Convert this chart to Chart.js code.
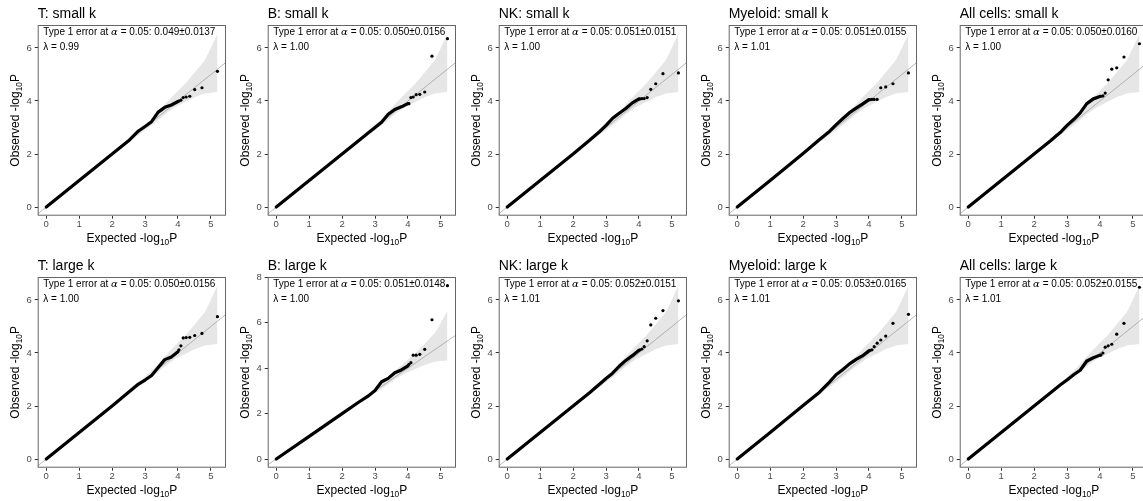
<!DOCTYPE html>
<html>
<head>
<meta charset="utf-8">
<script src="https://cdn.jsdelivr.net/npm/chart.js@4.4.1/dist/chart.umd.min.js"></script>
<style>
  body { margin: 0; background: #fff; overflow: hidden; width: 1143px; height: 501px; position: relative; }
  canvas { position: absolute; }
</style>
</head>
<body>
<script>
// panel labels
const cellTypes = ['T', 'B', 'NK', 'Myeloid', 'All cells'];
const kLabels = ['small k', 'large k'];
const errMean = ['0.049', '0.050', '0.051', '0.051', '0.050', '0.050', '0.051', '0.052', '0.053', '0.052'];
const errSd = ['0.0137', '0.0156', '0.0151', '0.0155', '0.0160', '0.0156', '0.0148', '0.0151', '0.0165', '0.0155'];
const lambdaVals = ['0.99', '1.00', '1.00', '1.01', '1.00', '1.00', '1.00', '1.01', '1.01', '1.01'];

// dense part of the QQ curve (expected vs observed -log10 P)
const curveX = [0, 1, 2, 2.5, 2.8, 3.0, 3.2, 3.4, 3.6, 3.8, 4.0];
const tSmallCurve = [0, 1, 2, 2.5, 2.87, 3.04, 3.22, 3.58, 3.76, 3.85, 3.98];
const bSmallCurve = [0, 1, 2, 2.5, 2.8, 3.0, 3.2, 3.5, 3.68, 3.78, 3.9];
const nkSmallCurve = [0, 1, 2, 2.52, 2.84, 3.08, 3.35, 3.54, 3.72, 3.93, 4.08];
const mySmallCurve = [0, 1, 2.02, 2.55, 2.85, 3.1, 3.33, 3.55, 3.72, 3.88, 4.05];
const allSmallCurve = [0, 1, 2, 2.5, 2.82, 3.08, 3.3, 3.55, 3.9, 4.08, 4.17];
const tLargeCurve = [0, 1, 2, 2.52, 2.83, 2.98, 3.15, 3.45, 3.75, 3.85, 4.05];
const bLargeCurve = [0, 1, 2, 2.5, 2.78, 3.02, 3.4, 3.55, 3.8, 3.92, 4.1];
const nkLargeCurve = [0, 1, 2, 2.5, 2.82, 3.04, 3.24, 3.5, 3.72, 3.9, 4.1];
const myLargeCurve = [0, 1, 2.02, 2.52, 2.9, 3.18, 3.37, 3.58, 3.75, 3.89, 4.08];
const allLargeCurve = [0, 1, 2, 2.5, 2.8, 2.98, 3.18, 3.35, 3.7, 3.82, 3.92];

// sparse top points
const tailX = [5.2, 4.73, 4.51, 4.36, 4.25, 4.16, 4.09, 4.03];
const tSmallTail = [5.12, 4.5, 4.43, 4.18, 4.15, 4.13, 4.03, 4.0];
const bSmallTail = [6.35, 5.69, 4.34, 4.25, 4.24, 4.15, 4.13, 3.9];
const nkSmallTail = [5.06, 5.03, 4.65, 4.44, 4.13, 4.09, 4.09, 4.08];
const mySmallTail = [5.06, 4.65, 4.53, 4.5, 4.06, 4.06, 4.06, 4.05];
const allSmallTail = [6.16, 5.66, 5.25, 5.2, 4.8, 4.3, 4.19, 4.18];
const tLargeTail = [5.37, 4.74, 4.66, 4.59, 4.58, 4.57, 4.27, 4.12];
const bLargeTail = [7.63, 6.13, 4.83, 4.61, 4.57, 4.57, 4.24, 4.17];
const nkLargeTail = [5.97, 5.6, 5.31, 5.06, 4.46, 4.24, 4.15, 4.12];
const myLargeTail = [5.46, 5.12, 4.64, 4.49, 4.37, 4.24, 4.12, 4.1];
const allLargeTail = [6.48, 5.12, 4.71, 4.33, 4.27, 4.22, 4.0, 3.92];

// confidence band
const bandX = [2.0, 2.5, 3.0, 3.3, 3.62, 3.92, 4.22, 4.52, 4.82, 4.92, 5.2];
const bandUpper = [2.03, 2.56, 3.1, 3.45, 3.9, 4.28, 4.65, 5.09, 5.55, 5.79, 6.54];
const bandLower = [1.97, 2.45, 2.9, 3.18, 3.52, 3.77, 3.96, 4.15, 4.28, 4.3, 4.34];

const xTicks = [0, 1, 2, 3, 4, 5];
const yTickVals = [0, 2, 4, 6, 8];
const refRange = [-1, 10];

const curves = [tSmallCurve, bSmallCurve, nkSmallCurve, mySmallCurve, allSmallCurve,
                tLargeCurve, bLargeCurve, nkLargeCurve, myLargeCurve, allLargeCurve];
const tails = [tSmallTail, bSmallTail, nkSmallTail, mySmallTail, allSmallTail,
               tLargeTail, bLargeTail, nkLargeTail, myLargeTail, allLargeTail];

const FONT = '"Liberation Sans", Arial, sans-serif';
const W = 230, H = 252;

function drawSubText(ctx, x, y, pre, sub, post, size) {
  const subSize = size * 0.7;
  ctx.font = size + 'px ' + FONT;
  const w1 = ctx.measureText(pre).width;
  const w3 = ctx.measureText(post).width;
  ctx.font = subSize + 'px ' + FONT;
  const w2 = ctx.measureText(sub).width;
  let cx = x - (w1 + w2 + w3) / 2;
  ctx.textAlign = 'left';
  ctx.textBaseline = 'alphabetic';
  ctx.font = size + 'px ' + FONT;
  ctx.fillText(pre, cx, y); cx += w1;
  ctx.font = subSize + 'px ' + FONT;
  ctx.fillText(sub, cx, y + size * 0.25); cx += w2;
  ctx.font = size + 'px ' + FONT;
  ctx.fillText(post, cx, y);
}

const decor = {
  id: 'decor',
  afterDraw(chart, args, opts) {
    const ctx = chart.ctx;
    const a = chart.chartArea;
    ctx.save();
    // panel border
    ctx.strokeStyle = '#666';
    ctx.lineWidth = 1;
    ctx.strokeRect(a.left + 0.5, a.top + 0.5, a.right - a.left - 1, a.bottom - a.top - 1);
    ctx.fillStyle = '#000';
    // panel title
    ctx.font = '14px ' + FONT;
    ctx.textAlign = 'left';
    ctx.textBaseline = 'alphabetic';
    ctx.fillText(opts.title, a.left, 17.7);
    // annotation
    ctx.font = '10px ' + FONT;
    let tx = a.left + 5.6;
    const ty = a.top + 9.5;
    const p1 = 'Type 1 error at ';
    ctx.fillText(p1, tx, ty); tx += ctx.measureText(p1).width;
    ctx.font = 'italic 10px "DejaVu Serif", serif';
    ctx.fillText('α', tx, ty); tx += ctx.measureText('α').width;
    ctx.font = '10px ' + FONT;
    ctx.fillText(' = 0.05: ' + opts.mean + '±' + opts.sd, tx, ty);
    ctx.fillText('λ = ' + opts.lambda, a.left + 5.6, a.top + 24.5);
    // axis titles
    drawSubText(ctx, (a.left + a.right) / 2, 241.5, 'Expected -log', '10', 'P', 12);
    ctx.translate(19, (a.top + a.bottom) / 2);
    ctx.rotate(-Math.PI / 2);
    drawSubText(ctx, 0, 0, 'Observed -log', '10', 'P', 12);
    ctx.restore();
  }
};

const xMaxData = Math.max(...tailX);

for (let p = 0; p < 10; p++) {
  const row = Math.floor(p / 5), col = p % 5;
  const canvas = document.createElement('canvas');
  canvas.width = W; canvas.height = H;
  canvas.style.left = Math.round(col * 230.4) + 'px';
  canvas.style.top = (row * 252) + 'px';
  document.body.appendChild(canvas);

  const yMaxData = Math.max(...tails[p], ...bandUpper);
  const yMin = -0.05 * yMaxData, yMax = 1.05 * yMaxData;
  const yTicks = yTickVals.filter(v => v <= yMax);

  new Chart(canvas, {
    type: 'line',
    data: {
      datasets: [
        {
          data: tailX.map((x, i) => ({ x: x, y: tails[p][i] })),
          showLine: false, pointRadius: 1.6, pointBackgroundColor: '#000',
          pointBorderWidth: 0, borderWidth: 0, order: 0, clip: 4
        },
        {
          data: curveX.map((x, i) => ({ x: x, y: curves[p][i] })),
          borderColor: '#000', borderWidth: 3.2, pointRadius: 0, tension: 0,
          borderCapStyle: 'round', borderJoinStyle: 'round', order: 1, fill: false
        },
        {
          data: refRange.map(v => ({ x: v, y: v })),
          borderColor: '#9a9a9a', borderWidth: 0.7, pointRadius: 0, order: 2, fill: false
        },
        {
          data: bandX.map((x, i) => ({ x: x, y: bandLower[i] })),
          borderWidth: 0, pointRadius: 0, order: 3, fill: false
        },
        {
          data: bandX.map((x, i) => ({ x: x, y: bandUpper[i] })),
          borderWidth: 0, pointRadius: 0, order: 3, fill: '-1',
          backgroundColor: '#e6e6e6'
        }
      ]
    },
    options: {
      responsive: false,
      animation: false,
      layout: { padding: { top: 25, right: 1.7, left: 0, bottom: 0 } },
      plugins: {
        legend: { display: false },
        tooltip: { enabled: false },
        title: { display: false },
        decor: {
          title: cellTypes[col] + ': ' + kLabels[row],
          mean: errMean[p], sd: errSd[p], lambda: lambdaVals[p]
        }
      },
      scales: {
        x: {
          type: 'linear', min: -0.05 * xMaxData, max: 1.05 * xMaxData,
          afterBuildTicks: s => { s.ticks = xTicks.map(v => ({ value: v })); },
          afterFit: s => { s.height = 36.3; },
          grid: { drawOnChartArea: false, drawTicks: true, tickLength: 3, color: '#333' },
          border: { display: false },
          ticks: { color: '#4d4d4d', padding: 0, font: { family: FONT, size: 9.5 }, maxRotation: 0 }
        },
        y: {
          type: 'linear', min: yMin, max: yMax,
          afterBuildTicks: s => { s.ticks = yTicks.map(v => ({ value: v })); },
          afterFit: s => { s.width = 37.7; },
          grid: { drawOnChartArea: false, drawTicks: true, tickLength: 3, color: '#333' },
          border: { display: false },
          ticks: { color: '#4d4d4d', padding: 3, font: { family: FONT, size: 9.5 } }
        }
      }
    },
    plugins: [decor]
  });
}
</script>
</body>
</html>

=-=-=-=-=

JOB :: Give again, exactly, the lines from the start of the data through the one holding "3.7, 3.82, 3.92];"; omit the pictures.

WRITTEN REPLY ::
Convert this chart to Chart.js code.
<!DOCTYPE html>
<html>
<head>
<meta charset="utf-8">
<script src="https://cdn.jsdelivr.net/npm/chart.js@4.4.1/dist/chart.umd.min.js"></script>
<style>
  body { margin: 0; background: #fff; overflow: hidden; width: 1143px; height: 501px; position: relative; }
  canvas { position: absolute; }
</style>
</head>
<body>
<script>
// panel labels
const cellTypes = ['T', 'B', 'NK', 'Myeloid', 'All cells'];
const kLabels = ['small k', 'large k'];
const errMean = ['0.049', '0.050', '0.051', '0.051', '0.050', '0.050', '0.051', '0.052', '0.053', '0.052'];
const errSd = ['0.0137', '0.0156', '0.0151', '0.0155', '0.0160', '0.0156', '0.0148', '0.0151', '0.0165', '0.0155'];
const lambdaVals = ['0.99', '1.00', '1.00', '1.01', '1.00', '1.00', '1.00', '1.01', '1.01', '1.01'];

// dense part of the QQ curve (expected vs observed -log10 P)
const curveX = [0, 1, 2, 2.5, 2.8, 3.0, 3.2, 3.4, 3.6, 3.8, 4.0];
const tSmallCurve = [0, 1, 2, 2.5, 2.87, 3.04, 3.22, 3.58, 3.76, 3.85, 3.98];
const bSmallCurve = [0, 1, 2, 2.5, 2.8, 3.0, 3.2, 3.5, 3.68, 3.78, 3.9];
const nkSmallCurve = [0, 1, 2, 2.52, 2.84, 3.08, 3.35, 3.54, 3.72, 3.93, 4.08];
const mySmallCurve = [0, 1, 2.02, 2.55, 2.85, 3.1, 3.33, 3.55, 3.72, 3.88, 4.05];
const allSmallCurve = [0, 1, 2, 2.5, 2.82, 3.08, 3.3, 3.55, 3.9, 4.08, 4.17];
const tLargeCurve = [0, 1, 2, 2.52, 2.83, 2.98, 3.15, 3.45, 3.75, 3.85, 4.05];
const bLargeCurve = [0, 1, 2, 2.5, 2.78, 3.02, 3.4, 3.55, 3.8, 3.92, 4.1];
const nkLargeCurve = [0, 1, 2, 2.5, 2.82, 3.04, 3.24, 3.5, 3.72, 3.9, 4.1];
const myLargeCurve = [0, 1, 2.02, 2.52, 2.9, 3.18, 3.37, 3.58, 3.75, 3.89, 4.08];
const allLargeCurve = [0, 1, 2, 2.5, 2.8, 2.98, 3.18, 3.35, 3.7, 3.82, 3.92];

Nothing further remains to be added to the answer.